Positively, IDP has upgraded its expected cost synergies from the BC acquisition, from A$20 million in total to A$10 million in FY22 (A$4 million realised in 1H22) and an additional A$20 million in FY23. In other words, a total A$30 million is now expected from synergies alone.
The synergy target does not include the benefits from raising prices, on the one-million IELTS test administered by IDP in India, toward the global average. While IDP will never fully close the A$100 gap, it is reasonable to expect it to reduce it by A$30-40 over 3-5 years given it was the price tension between IDP and British Council historically that prevented IDP from raising prices. Such a price move would add A$30-40 million to IDP’s EBIT over time.
Combined with the synergies, there’s potentially an additional A$60 million flowing to IDP’s IELTS business over time.
We however don’t expect revenue benefits until the back-end of FY23. As part of its acquisition terms, IEL agreed not to raise prices materially in the short-term.
IDP management stated they expect gross margins to improve in 2H22 to around 43 per cent, from 42.2 per cent in 1H22. This will add approximately A$2-3 million to gross profits in 2H22. Because we have hitherto assumed the full-year impact from the British Council acquisition to dilute gross margin to 41.8 per cent in 2H22, the statement from management is a positive surprise.
In summary, the above factors point to meaningful upside potential for the IELTS operation’s earnings over the next 3-5 years.
Additionally, there’s the potential for more acquisitions from British Council over time.
Student placement operations
Multi-Destination student volumes largely explain the disparity between the results and the market’s expectations.
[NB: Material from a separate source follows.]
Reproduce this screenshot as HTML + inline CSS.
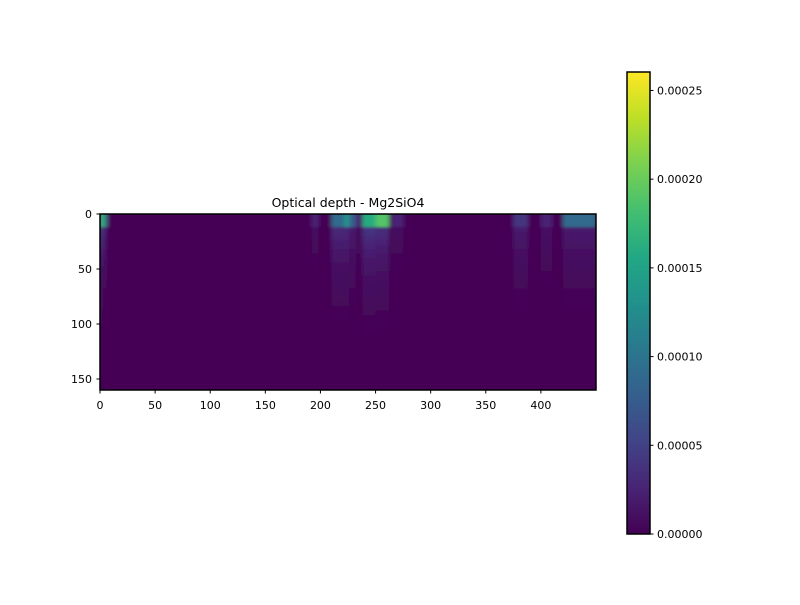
<!DOCTYPE html>
<html><head><meta charset="utf-8"><style>
body{margin:0;background:#fff;font-family:"Liberation Sans","DejaVu Sans",sans-serif}
svg text{font-family:"DejaVu Sans","Liberation Sans",sans-serif;font-size:11px;fill:#000}
</style></head><body>
<svg id="c" width="800" height="600" xmlns="http://www.w3.org/2000/svg">
<defs><linearGradient id="vir" x1="0" y1="1" x2="0" y2="0">
<stop offset="0" stop-color="#440154"/><stop offset="0.1" stop-color="#482475"/><stop offset="0.2" stop-color="#414487"/><stop offset="0.3" stop-color="#355f8d"/><stop offset="0.4" stop-color="#2a788e"/><stop offset="0.5" stop-color="#21918c"/><stop offset="0.6" stop-color="#22a884"/><stop offset="0.7" stop-color="#44bf70"/><stop offset="0.8" stop-color="#7ad151"/><stop offset="0.9" stop-color="#bddf26"/><stop offset="1" stop-color="#fde725"/></linearGradient>
<clipPath id="clip"><rect x="100" y="214" width="496" height="176"/></clipPath>
<filter id="blur" x="-5%" y="-5%" width="110%" height="110%"><feGaussianBlur stdDeviation="2 1.2"/></filter></defs>
<text x="348" y="207" text-anchor="middle" style="font-size:12.5px">Optical depth - Mg2SiO4</text>
<g clip-path="url(#clip)"><rect x="90" y="205" width="520" height="200" fill="#440154"/><g id="cells" filter="url(#blur)"></g></g>
<rect x="100" y="214" width="496" height="176" fill="none" stroke="#000" stroke-width="1.5"/>
<g id="axes"></g>
<rect x="627" y="72" width="23" height="462" fill="url(#vir)" stroke="#000" stroke-width="1.5"/>
<g id="cbaxis"></g>
</svg>
<script>
const segStart=[0,3,192,210,222,226,232,238,250,265,375,400,420];
const segEnd  =[3,6,198,222,226,232,236,250,262,275,388,410,450];
const segTop  =[0.00018,0.00012,0.000025,0.00009,0.00014,0.00008,0.000025,0.00016,0.00019,0.000025,0.00004,0.000025,0.00009];
const segMid  =[0.00005,0.00002,0.000008,0.00003,0.00003,0.00002,0.000008,0.00004,0.000035,0.000008,0.00002,0.000012,0.00002];
const xTicks=[0,50,100,150,200,250,300,350,400];
const yTicks=[0,50,100,150];
const cbTicks=[0,0.00005,0.0001,0.00015,0.0002,0.00025];
const cbLabels=["0.00000","0.00005","0.00010","0.00015","0.00020","0.00025"];
const NS="http://www.w3.org/2000/svg";
const X=v=>100+v*496/450, Y=r=>214+r*176/160, VMAX=0.0002604, CB=v=>534-v/VMAX*462;
const stops=[[68,1,84],[72,36,117],[65,68,135],[53,95,141],[42,120,142],[33,145,140],[34,168,132],[68,191,112],[122,209,81],[189,223,38],[253,231,37]];
function vir(v){let t=Math.max(0,Math.min(1,v/VMAX))*10,i=Math.min(9,Math.floor(t)),f=t-i,a=stops[i],b=stops[i+1];
return `rgb(${a.map((c,k)=>Math.round(c+(b[k]-c)*f)).join(',')})`;}
function el(tag,attrs,parent){const e=document.createElementNS(NS,tag);for(const k in attrs)e.setAttribute(k,attrs[k]);parent.appendChild(e);return e;}
const cells=document.getElementById('cells');
const bg=el('rect',{x:90,y:205,width:520,height:200,fill:vir(0)},cells);


segStart.forEach((s,i)=>{
  const top=el('rect',{x:X(s),y:Y(-8),width:X(segEnd[i])-X(s)+0.3,height:Y(12)-Y(-8),fill:vir(segTop[i])},cells);
  
  
  for(let r=12;r<160;r+=4){
    const v=segMid[i]*Math.exp(-(r-12)/35);
    const c=el('rect',{x:X(s),y:Y(r),width:X(segEnd[i])-X(s)+0.3,height:Y(r+4)-Y(r)+0.3,fill:vir(v)},cells);
    
    
  }
});
const axes=document.getElementById('axes');
xTicks.forEach(t=>{
  const l=el('line',{x1:X(t),x2:X(t),y1:390,y2:393.5,stroke:'#000'},axes);
  
  
  const tx=el('text',{x:X(t),y:409,'text-anchor':'middle'},axes);tx.textContent=t;
  
  
});
yTicks.forEach(t=>{
  const l=el('line',{x1:96.5,x2:100,y1:Y(t),y2:Y(t),stroke:'#000'},axes);
  
  
  const tx=el('text',{x:92,y:Y(t)+4,'text-anchor':'end'},axes);tx.textContent=t;
  
  
});
const cba=document.getElementById('cbaxis');
cbTicks.forEach((t,i)=>{
  const l=el('line',{x1:650,x2:653.5,y1:CB(t),y2:CB(t),stroke:'#000'},cba);
  
  
  const tx=el('text',{x:657,y:CB(t)+4},cba);tx.textContent=cbLabels[i];
  
  
});
</script>
</body></html>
Volumes were very strong, rising 62.3 per cent year-on-year, but the market had assumed an even larger increase given the demand for positions that have flowed over from a locked-down Australia into the UK and Canada.
One possibility could be the strength in Canadian placements. Historically, the UK has accounted for most volumes for the multi-destination business, hence volume had a 1H skew. But now, Canada is generating similar volumes, with growth into Canada (+71 per cent) stronger than into the UK (+37 per cent).
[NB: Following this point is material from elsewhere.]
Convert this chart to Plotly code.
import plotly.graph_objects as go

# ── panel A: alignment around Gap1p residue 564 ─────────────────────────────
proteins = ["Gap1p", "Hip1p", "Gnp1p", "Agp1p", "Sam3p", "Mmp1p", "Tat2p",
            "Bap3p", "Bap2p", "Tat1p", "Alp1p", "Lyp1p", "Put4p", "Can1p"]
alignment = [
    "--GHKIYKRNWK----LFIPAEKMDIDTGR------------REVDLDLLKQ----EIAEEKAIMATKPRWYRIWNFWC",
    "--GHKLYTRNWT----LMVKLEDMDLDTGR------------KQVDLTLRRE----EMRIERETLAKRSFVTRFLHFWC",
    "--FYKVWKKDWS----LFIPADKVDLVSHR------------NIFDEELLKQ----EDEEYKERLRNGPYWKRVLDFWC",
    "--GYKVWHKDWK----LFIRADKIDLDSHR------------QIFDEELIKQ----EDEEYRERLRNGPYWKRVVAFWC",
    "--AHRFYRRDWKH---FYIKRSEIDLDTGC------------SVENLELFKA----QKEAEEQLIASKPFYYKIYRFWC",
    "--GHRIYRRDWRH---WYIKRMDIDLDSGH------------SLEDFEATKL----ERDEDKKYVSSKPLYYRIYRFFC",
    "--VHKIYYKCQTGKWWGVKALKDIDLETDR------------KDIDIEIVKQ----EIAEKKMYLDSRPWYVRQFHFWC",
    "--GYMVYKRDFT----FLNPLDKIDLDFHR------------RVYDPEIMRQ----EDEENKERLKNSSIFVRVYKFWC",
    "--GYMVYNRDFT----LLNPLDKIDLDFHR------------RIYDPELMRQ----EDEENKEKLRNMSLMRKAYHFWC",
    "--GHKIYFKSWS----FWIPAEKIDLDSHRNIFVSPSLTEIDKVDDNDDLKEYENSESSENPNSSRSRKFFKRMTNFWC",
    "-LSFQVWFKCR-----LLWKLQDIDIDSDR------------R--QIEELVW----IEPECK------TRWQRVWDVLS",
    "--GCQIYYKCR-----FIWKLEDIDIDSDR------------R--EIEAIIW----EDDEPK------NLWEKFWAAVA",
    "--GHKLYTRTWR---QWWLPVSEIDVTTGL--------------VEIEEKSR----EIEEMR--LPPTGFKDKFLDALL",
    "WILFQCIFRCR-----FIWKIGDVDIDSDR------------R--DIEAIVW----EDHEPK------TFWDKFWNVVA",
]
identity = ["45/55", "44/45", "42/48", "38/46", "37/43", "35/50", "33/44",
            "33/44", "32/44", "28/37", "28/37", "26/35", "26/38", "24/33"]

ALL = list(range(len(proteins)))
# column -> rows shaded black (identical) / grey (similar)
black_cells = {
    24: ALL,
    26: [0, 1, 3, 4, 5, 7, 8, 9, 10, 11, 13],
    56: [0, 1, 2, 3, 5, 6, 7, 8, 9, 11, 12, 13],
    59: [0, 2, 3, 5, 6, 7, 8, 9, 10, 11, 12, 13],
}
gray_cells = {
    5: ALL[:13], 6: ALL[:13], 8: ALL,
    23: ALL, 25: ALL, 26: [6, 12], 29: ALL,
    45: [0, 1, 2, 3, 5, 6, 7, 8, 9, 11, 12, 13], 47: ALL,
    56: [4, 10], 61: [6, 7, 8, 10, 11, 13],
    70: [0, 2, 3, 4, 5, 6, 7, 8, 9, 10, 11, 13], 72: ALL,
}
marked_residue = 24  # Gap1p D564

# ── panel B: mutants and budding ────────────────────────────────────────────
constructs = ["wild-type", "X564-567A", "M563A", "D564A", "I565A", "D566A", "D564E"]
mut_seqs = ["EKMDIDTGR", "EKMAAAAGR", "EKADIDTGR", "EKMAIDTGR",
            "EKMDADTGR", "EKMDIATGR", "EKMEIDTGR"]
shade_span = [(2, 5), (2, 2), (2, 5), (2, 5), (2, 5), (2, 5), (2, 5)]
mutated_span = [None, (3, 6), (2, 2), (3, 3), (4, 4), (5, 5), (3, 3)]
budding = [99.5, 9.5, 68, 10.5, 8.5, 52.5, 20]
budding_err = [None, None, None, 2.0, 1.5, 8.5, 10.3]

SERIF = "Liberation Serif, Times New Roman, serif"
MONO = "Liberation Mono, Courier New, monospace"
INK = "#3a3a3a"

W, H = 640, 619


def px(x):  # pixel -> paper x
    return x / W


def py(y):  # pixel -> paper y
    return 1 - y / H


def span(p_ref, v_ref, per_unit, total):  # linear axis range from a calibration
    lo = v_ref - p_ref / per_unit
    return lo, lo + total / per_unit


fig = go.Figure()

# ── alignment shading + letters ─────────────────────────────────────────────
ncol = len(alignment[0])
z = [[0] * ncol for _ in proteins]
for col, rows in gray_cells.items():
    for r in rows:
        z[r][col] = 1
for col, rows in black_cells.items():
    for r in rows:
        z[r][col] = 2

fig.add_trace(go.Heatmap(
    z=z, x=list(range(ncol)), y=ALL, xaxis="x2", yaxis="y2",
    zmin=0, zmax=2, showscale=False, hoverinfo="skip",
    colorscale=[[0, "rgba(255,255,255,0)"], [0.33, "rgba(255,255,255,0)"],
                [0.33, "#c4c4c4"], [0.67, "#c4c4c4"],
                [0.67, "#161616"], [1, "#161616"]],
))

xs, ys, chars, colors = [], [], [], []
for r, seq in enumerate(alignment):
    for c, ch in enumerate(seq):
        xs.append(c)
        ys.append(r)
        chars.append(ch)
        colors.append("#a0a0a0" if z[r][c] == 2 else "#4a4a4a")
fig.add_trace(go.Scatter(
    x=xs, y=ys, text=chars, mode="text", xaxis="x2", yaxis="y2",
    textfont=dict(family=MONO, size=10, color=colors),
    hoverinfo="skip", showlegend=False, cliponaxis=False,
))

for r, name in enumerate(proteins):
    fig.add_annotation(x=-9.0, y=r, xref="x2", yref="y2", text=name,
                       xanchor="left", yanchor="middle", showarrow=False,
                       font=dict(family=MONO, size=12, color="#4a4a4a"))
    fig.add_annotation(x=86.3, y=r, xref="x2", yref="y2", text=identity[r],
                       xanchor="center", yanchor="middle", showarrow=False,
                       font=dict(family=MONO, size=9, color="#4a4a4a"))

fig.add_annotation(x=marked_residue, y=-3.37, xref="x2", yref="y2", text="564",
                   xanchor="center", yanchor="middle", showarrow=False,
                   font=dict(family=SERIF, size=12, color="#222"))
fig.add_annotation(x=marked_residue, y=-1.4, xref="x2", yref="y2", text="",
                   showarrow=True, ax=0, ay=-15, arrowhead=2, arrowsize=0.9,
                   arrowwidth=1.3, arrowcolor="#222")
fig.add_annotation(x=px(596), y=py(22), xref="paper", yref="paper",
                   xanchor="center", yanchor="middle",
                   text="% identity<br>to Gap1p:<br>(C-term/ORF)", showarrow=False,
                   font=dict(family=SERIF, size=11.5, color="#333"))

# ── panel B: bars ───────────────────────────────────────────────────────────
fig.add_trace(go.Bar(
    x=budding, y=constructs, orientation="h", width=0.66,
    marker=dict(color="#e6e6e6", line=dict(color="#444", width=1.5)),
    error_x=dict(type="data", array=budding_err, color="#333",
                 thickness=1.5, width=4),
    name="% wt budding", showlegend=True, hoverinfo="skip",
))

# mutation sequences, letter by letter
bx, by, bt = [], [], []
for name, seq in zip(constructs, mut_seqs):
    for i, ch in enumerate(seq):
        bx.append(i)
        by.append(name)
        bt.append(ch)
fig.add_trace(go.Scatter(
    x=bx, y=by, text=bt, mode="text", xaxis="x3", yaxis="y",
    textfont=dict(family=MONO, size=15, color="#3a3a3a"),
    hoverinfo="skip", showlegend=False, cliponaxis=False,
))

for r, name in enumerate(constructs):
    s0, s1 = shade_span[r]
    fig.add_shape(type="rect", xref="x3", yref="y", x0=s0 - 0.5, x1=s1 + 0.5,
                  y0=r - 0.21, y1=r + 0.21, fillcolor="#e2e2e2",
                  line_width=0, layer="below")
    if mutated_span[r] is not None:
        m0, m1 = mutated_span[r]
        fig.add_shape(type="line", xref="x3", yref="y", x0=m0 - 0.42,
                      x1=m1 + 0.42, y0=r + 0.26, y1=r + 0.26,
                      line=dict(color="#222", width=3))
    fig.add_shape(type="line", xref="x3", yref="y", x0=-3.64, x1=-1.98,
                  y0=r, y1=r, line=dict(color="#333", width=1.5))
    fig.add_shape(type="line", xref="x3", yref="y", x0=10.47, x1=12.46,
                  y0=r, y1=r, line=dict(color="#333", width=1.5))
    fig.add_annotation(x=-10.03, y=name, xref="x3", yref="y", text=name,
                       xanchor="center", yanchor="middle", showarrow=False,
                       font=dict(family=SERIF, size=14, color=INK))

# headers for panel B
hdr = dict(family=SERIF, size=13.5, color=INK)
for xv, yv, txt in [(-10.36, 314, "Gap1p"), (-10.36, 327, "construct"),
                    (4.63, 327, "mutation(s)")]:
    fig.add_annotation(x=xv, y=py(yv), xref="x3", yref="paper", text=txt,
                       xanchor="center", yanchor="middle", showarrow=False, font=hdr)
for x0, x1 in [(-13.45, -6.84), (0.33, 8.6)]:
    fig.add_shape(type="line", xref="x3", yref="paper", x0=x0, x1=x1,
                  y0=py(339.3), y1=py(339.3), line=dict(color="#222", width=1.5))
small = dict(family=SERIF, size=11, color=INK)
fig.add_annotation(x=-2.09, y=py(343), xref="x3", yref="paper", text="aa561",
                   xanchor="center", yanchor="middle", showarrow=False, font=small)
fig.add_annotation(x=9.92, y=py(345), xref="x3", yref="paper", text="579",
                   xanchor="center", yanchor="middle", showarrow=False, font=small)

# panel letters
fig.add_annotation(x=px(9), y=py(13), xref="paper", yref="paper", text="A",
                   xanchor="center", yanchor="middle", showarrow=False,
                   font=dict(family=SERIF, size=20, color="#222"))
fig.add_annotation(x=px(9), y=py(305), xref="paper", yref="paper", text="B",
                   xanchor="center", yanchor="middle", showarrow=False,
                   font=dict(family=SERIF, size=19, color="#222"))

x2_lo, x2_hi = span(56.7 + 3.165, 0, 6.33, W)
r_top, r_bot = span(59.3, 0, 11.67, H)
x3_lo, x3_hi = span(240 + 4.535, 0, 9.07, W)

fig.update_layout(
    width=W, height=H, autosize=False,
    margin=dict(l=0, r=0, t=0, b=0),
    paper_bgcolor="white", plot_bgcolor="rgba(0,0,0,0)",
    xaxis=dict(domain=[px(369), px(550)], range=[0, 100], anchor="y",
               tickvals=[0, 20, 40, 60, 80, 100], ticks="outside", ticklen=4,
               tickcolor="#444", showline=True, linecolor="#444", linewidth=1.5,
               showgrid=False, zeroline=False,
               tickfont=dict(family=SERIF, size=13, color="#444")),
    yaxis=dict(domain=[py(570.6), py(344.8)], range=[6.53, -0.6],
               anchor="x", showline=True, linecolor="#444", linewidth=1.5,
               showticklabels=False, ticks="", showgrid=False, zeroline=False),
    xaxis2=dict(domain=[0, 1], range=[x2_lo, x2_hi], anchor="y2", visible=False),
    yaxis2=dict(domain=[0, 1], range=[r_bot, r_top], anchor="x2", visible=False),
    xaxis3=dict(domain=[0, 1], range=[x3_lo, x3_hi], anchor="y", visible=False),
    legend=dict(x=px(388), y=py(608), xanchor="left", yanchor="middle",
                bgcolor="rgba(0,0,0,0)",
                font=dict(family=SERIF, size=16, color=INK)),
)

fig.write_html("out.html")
Canadian placements are skewed more to the second half (60 per cent), rather than the first half (40 per cent) according to the company. The UK however is skewed 65 per cent first half, compared to 35 per cent for the second half. The combination of growth and individual country skews will balance volumes more equally between 1H and 2H in the future.
Based on 1H22 volumes, and assuming a 40/60 split in Canada and 65/35 in the UK, 2H22 volumes would be around 18,500 – about 4000 higher than estimates.
Average Australian commissions per placement were marginally below estimates due to a lack of value-added services commissions in Australia. A mix-shift toward postgraduate (from 51 per cent to 62 per cent of volumes) was a positive for commission rates offsetting the negative mix from a higher proportion of Canadian placements.
Management expect to realise A$6.4 million of additional revenue from higher commissions in FY22, with A$4 million of this already achieved.
IDP has opened 23 new offices in India in 1H22 taking the total to 64. These are in second tier cities where IDP has historically been unrepresented. These offices will be small but will offer the opportunity to materially increase market capture and share over the medium term. To enhance its capacity and scalability in India, IDP is investing in a centralised processing centre, reducing the administrative burden on counsellors.
The company is also about to go live with offices in Nigeria, which is the third largest source of international students for UK universities.
IDP management noted they have never seen such a supportive environment for chasing student volumes, one where all destination markets have very pro-student visa and work-rights regulations.
The Montgomery Funds owns shares in IDP Education. This article was prepared 11 February 2022 with the information we have today, and our view may change. It does not constitute formal advice or professional investment advice. If you wish to trade IDP Education you should seek financial advice.